Emerging economies key to lifting financial gloom
Quite apart from the decisions the world economic summit of 20 nations took or did not take, the meeting represented a power shift that was impossible to miss. After knocking at the door of rich nations for years and lately being invited for "coffee breaks", as suggested by one, the so-called emerging economies were invited in as legitimate participants in resolving the most serious economic crisis the world has faced since the Great Depression.
The real decisions have been left for later - the next summit is set 101 days after Barack Obama takes office - but the principles of a more transparent and rigorous regulatory regime and overhaul of the two Bretton Woods institutions - the World Bank and the International Monetary Fund - have been laid. There was even an oblique criticism of the United States for lighting the first match leading to the worldwide conflagration although Washington included the mantra of free markets in the final communiqué.
The truth is that emerging countries and oil-rich nations with bulging cash reserves hold the key to a global economic revival, with Bric - Brazil, Russia, India and China - along with Saudi Arabia, occupying a special place. Inviting them to the Washington summit was an important first step, but giving them proportionate weight in the world's economic management and oversight has still to be effected.
One does not have to be a Marxist to divine the connection between economic and political developments. Obviously, the new economic clout Bric and some other countries are in the process of achieving will be reflected in their political weight. Mr Obama fought the US presidential election on the platform of change, and he will have more than his fair share of change in the economic and political problems that are piling up in his in tray.
In what ways then will the precursor of economic change manifest itself in the political sphere? In the first place, the cliché of globalisation might be trite, but it is true, and given the increasing weight of emerging countries, it must affect the political pecking order. Everyone agrees that despite being embroiled in the worst economic crisis in modern times and two wars largely of it own making, the United remains the pre-eminent power.

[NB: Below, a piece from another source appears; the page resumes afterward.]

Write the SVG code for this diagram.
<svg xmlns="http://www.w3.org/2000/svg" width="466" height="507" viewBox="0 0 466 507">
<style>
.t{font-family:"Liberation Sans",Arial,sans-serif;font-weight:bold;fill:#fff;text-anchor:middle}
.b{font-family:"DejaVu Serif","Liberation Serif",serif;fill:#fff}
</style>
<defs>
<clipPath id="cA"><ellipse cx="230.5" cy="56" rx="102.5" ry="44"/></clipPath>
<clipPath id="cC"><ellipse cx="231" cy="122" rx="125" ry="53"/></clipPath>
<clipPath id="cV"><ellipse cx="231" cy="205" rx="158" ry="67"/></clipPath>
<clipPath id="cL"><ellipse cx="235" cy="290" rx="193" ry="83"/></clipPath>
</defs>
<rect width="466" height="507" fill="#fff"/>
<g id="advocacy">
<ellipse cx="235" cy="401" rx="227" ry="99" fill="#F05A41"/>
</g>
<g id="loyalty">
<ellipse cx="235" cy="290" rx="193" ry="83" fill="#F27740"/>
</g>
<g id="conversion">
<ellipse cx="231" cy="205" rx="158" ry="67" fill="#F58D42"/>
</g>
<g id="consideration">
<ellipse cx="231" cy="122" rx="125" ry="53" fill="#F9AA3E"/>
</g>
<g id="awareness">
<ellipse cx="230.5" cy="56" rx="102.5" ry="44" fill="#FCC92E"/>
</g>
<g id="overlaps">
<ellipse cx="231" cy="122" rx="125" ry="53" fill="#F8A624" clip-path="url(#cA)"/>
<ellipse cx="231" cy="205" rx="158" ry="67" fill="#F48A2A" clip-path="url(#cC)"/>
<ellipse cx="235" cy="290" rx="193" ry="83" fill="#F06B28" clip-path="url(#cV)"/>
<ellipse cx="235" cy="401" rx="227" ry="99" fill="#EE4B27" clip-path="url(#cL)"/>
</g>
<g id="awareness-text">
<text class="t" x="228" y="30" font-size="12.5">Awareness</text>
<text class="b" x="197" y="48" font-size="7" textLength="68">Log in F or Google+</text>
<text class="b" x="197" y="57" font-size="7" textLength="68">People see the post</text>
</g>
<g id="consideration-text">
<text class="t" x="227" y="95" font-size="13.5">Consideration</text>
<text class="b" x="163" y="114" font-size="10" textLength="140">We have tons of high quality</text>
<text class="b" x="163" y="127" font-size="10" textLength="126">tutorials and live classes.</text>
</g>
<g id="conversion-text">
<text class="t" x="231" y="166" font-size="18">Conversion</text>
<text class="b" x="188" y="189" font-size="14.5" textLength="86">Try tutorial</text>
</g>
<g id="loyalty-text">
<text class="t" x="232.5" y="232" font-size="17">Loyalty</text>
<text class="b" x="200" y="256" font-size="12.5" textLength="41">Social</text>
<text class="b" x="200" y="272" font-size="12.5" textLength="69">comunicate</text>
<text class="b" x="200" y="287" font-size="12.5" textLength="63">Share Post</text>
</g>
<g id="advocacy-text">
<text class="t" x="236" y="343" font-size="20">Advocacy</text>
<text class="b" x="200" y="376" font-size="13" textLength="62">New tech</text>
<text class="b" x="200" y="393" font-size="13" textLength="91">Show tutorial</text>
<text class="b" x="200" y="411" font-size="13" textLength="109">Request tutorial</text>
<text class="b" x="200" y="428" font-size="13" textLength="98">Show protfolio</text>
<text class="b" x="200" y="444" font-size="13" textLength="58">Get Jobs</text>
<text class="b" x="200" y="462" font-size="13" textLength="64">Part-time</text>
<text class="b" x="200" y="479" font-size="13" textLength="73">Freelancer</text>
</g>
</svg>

The immediate future of the world will depend, in a large measure, on how the Obama administration will resolve the contradiction between its desire to retain its position and a changing world order. President Bush Sr had prematurely proclaimed a New World Order on the demise of the Soviet Union even as the Clinton and Bush Jr presidencies sought to relegate the successor state to the Soviet Union to the ranks of insignificant powers. After eight years of the Putin era, Washington does not have that luxury and the Obama administration will have to wrestle with accommodating Russia's legitimate national and security interests if it wants to build a new equilibrium.
Unlike his somewhat belligerent earlier address, President Dmitry Medvedev offered President-elect Obama an olive branch in Washington, which could mark the beginning of a new strategic dialogue. Here there is a contradiction between Russia the giant in the security field and a country taking on the attributes of an emerging economy with its energy-fuelled prosperity being threatened by the world's economic meltdown and falling prices of oil and gas.
Russia therefore wears two hats, as a major power in its own right and as a member of Bric seeking a more equitable world order. The original G-7 of rich industrial economies became the G-8 after Russia was invited in to the political, not the economic, discussions. Now Brazil's President Lula da Silva has announced the irrelevance of the G-8 by virtue of the G-20 phenomenon.
Apart from the great importance of America's new moves on the world's chessboard, the emerging order will also depend upon how Bric in particular will make its counter-moves. Politically, Russia is already in the big league, China is on its way and India and Brazil aspire to major power status. China's economic clout will help it graduate sooner, and to the extent India and Brazil can help take the world out of the economic hole, they will win plaudits.
President-elect Obama's problems with Russia are apparent and up front, but we do not quite know how he sees China's role in Asia and the world or whether he shares President George W. Bush's concept of India's importance as a counterweight to China, which will play an increasing role in the economic crisis. But a greater say in the world's economic problems for India will translate into more room for manoeuvre for New Delhi.
Is the world then destined to live for a time at two levels: a new economic order and an old political order struggling to catch up with economic realities? A time lag seems inevitable as the new US administration tries to sort out its own priorities and problems. Admittedly, the neoconservatives are in bad odour at present, but in the US the difference between unilateralism and multilateralism is short. It is more a question of instinct and style than substance because all Americans agree that they are the greatest, or should be by casting aside some weaknesses and errors.
Europe, meanwhile, is seeking to find its place in the changing world. For all of President Nicolas Sarkozy's activism and some success at the Washington summit, the European Union (EU) is divided. Partly, it is the luck of the alphabet that determines the clout of the rotating president - the proposal for a more permanent presidency is languishing with the un-ratified Lisbon Treaty. Besides, the gap between Old Europe and the New - composed mostly of former Communist states - is growing. The EU has notched many impressive achievements, but its common currency, the euro zone, is in recession for the first time and the New Europeans are so attuned to promoting their interests by identifying with the US that the cohesion of the grouping is being called into question.
Can Europe break free of American dominance to chart its own course in its most important relationship on the Continent with Russia even as the emergent economies are taking their first confident steps on the world stage? The European Union, together with Mr Obama, has to prove itself.